Algo que foi onerado com taxas e impostos durante dezenas de anos vai ainda gerar mais um imposto completamente imoral para ao Estado que apenas diz que quer uma fatia da herança.
"Já carreguei o teu pai e a tua mãe com impostos durante toda a vida e agora ainda quero mais uma fatiazinha daquilo que eles te deixaram. E tu levas o que sobrar..."
 Se houve uma coisa que foi uma medida de decência do Governo de Durão Barroso, esta foi uma delas. Cavaco acharia bem ressuscitá-la. Talvez porque assim em vez de pagar pelo património que tem hoje, prefira deixar para os filhos esse pagamento quando ele morrer.

Se é fácil de taxar o património que se tem á altura da morte, então é porque é fácil saber qual ele é em vida. Se assim é o argumento de que é difícil esvai-se.
Pelo menos o património imobiliário é canja de verificar. Mas pergunto eu... esse património não é já taxado em IMI em função do seu valor patrimonial? Se isso é verdade uma casa com um valor de 1 milhão paga mais que uma de 200.000. Então aparentemente esse património já paga.
De que património estão a falar? Valores mobiliários? Que eu saiba ninguém pode mexer em acções sem a intervenção de um banco. Ora se o banco já retém na fonte a taxa sobre os juros, não poderia fazê-lo sobre as transações de valores mobiliários? Claro que sim, claro que o pode fazer.

Aí entra depois o argumento de que isso iria afastar os investidores. Quem? A Sonae? Para sair do país vendem as suas lojas a quem? Podem pura a simplesmente ir-se embora e deitar fora activos só porque vão pagar 2% mais sobre os resultados?

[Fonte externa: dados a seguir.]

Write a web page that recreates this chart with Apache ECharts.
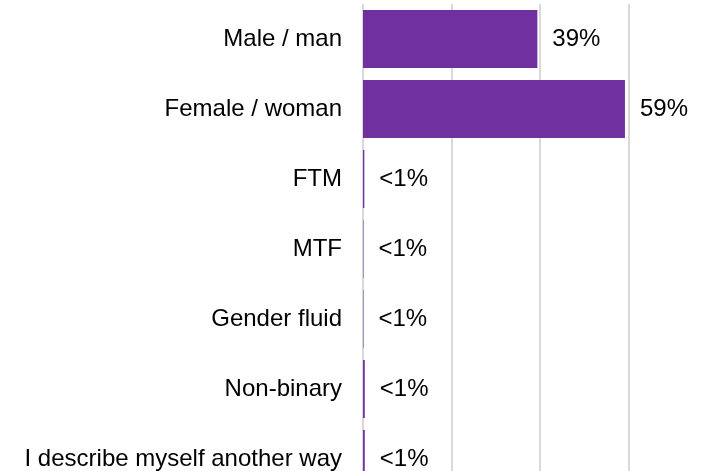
<!DOCTYPE html>
<html>
<head>
<meta charset="utf-8">
<script src="https://cdn.jsdelivr.net/npm/echarts@6/dist/echarts.min.js"></script>
<style>
  html, body { margin: 0; padding: 0; background: #fff; overflow: hidden; }
  /* the chart is a little larger than the window: the reference is cropped at right and bottom */
  #chart { width: 725px; height: 500px; }
</style>
</head>
<body>
<div id="chart"></div>
<script>
  // categories, top to bottom
  const categories = [
    'Male / man',
    'Female / woman',
    'FTM',
    'MTF',
    'Gender fluid',
    'Non-binary',
    'I describe myself another way'
  ];
  // share of respondents (%)
  const shares = [39.4, 59.2, 0.3, 0.1, 0.1, 0.4, 0.4];
  const axisTicks = [0, 20, 40, 60, 80];

  const chart = echarts.init(document.getElementById('chart'));
  chart.setOption({
    animation: false,
    grid: {
      left: 363,
      right: 8,
      top: 4,
      bottom: 6
    },
    xAxis: {
      type: 'value',
      min: axisTicks[0],
      max: axisTicks[axisTicks.length - 1],
      interval: 20,
      axisLabel: { show: false },
      axisTick: { show: false },
      axisLine: { show: false },
      splitLine: {
        lineStyle: { color: '#d9d9d9', width: 2 }
      }
    },
    yAxis: {
      type: 'category',
      data: categories,
      inverse: true,
      axisTick: { show: false },
      axisLine: { show: false },
      axisLabel: {
        margin: 21,
        fontFamily: 'Liberation Sans',
        fontSize: 24,
        color: '#000'
      }
    },
    series: [
      {
        name: 'share',
        type: 'bar',
        data: shares,
        barCategoryGap: '17%',
        itemStyle: { color: '#7030a0' },
        label: {
          show: true,
          position: 'right',
          distance: 15,
          fontFamily: 'Liberation Sans',
          fontSize: 24,
          color: '#000',
          formatter: p => p.value < 1 ? '<1%' : Math.round(p.value) + '%'
        }
      }
    ]
  });
</script>
</body>
</html>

Eu compreendo que esse tipo de medidas seja desagradável e ninguém gosta de pagar mais do que já paga. Mas no caso das empresas verdadeiramente lucrativas e das grandes fortunas poderiam muito bem por esse imposto temporário e avaliar seriamente os resultados dessas medidas. Se se verificasse um forte impacto na actividade económica então poderiam repensar a situação.
Mas sem tentar, estar a especular que vai acontecer isto ou aquilo vale tanto como a palavra de Sócrates, ou seja, nada.